#### [CHALLENGE]
Gather all lines in the records below that include the word "chart".

— START OF SOURCE DATA —

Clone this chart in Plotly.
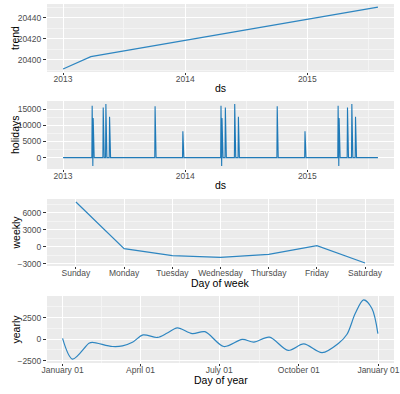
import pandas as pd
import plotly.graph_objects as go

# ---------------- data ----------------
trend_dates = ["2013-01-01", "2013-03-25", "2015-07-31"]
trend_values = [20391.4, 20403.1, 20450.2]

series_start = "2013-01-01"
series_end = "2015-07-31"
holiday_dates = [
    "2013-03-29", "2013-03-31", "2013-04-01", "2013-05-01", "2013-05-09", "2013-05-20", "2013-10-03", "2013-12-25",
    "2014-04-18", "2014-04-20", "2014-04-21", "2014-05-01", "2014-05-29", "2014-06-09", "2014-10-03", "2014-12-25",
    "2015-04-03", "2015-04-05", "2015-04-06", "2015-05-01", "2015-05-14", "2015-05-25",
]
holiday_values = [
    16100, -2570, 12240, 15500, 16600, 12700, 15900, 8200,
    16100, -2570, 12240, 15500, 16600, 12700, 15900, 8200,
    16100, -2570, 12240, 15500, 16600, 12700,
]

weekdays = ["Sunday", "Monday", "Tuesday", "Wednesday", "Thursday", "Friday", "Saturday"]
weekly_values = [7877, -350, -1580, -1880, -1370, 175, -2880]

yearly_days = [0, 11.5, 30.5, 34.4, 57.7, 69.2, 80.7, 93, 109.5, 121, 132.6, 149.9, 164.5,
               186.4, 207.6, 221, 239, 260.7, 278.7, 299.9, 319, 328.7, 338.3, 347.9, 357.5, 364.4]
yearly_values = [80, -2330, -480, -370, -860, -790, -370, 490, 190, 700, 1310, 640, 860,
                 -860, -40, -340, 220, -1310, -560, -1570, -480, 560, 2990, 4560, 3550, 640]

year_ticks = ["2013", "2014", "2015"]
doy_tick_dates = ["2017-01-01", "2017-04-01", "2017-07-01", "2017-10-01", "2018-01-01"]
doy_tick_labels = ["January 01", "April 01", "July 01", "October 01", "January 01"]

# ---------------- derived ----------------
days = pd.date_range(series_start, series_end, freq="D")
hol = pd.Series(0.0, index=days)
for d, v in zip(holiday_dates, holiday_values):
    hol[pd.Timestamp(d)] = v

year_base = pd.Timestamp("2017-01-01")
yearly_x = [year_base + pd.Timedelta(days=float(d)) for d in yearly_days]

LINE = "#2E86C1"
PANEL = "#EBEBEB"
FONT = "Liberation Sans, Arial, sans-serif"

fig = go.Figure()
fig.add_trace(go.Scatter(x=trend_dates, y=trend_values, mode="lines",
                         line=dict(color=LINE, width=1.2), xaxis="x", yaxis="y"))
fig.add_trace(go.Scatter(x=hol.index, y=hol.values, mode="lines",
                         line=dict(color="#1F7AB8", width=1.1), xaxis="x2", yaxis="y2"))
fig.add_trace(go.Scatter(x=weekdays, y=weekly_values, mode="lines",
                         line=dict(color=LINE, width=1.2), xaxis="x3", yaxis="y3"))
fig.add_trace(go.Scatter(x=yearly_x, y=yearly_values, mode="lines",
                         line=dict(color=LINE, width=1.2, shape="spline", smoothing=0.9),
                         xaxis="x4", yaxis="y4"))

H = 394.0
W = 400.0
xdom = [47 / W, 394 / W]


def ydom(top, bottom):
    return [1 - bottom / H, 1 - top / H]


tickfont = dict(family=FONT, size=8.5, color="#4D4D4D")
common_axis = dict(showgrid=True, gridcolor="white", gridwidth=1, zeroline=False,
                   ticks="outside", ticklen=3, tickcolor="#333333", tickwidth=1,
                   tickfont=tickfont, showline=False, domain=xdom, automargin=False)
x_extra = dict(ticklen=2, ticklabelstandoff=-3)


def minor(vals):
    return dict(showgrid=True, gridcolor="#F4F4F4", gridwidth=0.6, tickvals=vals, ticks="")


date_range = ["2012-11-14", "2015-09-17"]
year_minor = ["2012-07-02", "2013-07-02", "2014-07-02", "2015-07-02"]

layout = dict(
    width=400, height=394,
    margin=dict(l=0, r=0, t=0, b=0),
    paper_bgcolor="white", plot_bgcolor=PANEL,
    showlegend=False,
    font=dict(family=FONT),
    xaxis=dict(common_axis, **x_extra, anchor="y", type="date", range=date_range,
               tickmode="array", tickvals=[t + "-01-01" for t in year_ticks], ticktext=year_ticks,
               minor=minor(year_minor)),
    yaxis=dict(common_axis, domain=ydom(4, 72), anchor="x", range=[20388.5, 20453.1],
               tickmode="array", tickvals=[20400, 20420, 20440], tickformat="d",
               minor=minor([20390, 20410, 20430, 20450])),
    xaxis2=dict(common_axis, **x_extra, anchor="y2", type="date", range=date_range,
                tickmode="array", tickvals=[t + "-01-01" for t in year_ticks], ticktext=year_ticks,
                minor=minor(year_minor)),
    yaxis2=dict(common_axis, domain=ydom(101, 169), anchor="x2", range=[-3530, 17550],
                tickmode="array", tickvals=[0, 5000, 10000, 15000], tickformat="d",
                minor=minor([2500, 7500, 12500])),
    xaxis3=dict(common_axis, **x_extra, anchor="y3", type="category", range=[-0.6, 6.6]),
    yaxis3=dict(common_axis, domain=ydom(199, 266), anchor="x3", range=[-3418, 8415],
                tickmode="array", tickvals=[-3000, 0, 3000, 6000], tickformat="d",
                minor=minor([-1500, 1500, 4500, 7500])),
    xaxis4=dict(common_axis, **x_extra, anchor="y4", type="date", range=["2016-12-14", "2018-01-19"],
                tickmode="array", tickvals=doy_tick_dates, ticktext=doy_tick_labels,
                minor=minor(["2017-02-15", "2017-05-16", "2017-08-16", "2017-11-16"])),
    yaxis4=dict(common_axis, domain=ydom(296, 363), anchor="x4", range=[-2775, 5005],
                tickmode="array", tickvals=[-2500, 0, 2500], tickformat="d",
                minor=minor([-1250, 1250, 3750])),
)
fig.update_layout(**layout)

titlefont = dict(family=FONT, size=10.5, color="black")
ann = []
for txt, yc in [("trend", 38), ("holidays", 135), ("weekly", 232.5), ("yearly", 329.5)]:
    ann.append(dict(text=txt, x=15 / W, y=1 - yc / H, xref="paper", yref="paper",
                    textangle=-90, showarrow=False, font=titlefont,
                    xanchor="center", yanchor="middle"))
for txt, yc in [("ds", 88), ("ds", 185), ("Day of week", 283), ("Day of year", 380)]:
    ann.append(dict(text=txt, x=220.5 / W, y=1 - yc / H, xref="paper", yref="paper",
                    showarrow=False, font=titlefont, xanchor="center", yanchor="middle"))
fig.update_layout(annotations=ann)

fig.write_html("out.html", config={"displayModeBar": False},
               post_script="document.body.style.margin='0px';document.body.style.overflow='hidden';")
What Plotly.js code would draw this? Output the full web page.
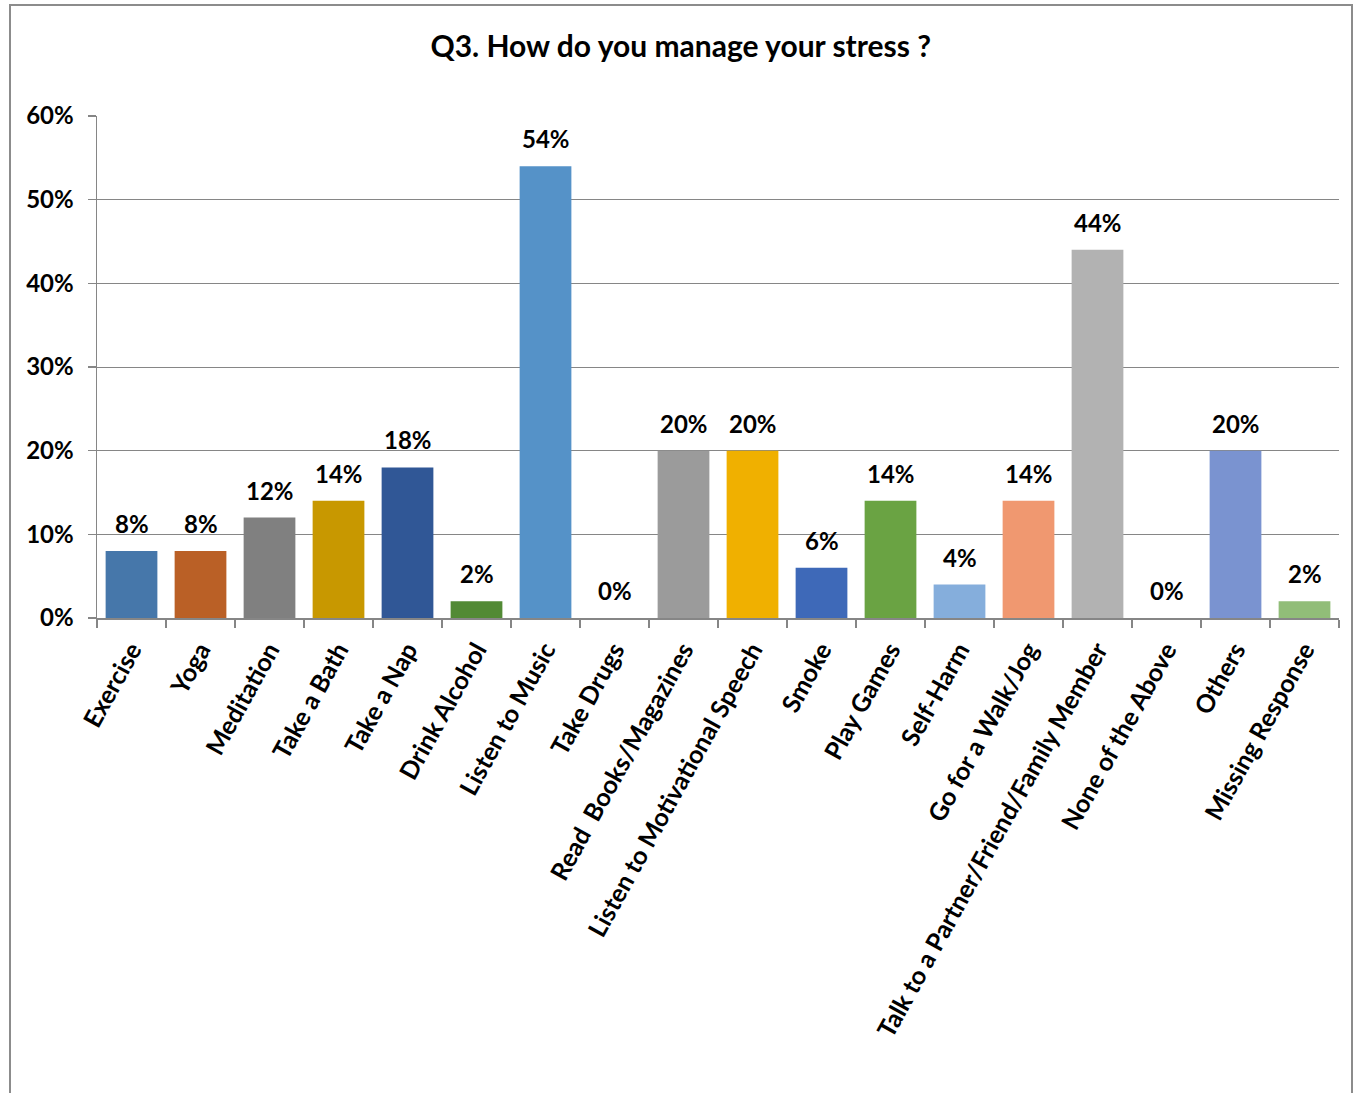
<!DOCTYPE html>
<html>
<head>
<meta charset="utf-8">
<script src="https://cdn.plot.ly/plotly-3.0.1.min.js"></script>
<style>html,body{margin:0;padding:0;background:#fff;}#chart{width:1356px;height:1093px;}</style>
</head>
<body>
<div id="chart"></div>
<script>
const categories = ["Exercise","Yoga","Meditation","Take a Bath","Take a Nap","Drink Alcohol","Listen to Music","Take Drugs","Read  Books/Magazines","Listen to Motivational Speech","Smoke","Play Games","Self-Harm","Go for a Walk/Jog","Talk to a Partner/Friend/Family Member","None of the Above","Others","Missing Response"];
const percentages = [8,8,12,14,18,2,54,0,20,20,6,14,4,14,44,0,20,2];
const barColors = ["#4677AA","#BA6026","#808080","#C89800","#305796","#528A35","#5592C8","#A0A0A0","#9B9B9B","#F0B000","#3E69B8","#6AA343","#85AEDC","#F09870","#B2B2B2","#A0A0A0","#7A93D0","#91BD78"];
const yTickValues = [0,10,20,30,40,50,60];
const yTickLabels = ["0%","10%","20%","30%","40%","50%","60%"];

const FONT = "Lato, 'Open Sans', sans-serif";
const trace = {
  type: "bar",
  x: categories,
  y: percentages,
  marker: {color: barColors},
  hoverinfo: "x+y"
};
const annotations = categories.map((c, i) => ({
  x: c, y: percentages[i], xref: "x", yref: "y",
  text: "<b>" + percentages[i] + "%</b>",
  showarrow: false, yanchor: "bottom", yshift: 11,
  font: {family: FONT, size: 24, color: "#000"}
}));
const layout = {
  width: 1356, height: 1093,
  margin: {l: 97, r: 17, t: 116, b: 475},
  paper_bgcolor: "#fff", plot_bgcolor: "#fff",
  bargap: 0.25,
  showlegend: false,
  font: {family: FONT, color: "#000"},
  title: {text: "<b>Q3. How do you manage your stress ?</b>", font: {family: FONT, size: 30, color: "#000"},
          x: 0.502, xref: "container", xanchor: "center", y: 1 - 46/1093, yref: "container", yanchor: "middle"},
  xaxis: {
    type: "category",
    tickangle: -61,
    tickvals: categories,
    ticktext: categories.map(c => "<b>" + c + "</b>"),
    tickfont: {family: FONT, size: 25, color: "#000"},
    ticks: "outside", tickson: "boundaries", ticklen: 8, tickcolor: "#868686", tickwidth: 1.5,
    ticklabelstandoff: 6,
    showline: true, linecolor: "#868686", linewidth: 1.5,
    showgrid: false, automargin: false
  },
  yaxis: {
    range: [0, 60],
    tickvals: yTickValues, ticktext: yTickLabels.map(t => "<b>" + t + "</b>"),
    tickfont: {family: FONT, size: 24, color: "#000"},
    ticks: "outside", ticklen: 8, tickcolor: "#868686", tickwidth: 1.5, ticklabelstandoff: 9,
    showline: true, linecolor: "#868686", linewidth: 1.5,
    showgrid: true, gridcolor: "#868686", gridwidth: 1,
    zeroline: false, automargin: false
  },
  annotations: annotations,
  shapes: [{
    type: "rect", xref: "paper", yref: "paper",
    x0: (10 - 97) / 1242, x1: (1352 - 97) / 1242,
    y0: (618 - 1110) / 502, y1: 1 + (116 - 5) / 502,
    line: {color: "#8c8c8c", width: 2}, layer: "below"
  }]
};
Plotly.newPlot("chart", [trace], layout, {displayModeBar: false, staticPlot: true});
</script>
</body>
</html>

— END OF SOURCE DATA —

#### [SOLUTION TO THIS TASK]
Clone this chart in Plotly.
<style>html,body{margin:0;padding:0;background:#fff;}#chart{width:1356px;height:1093px;}</style>
<div id="chart"></div>
Plotly.newPlot("chart", [trace], layout, {displayModeBar: false, staticPlot: true});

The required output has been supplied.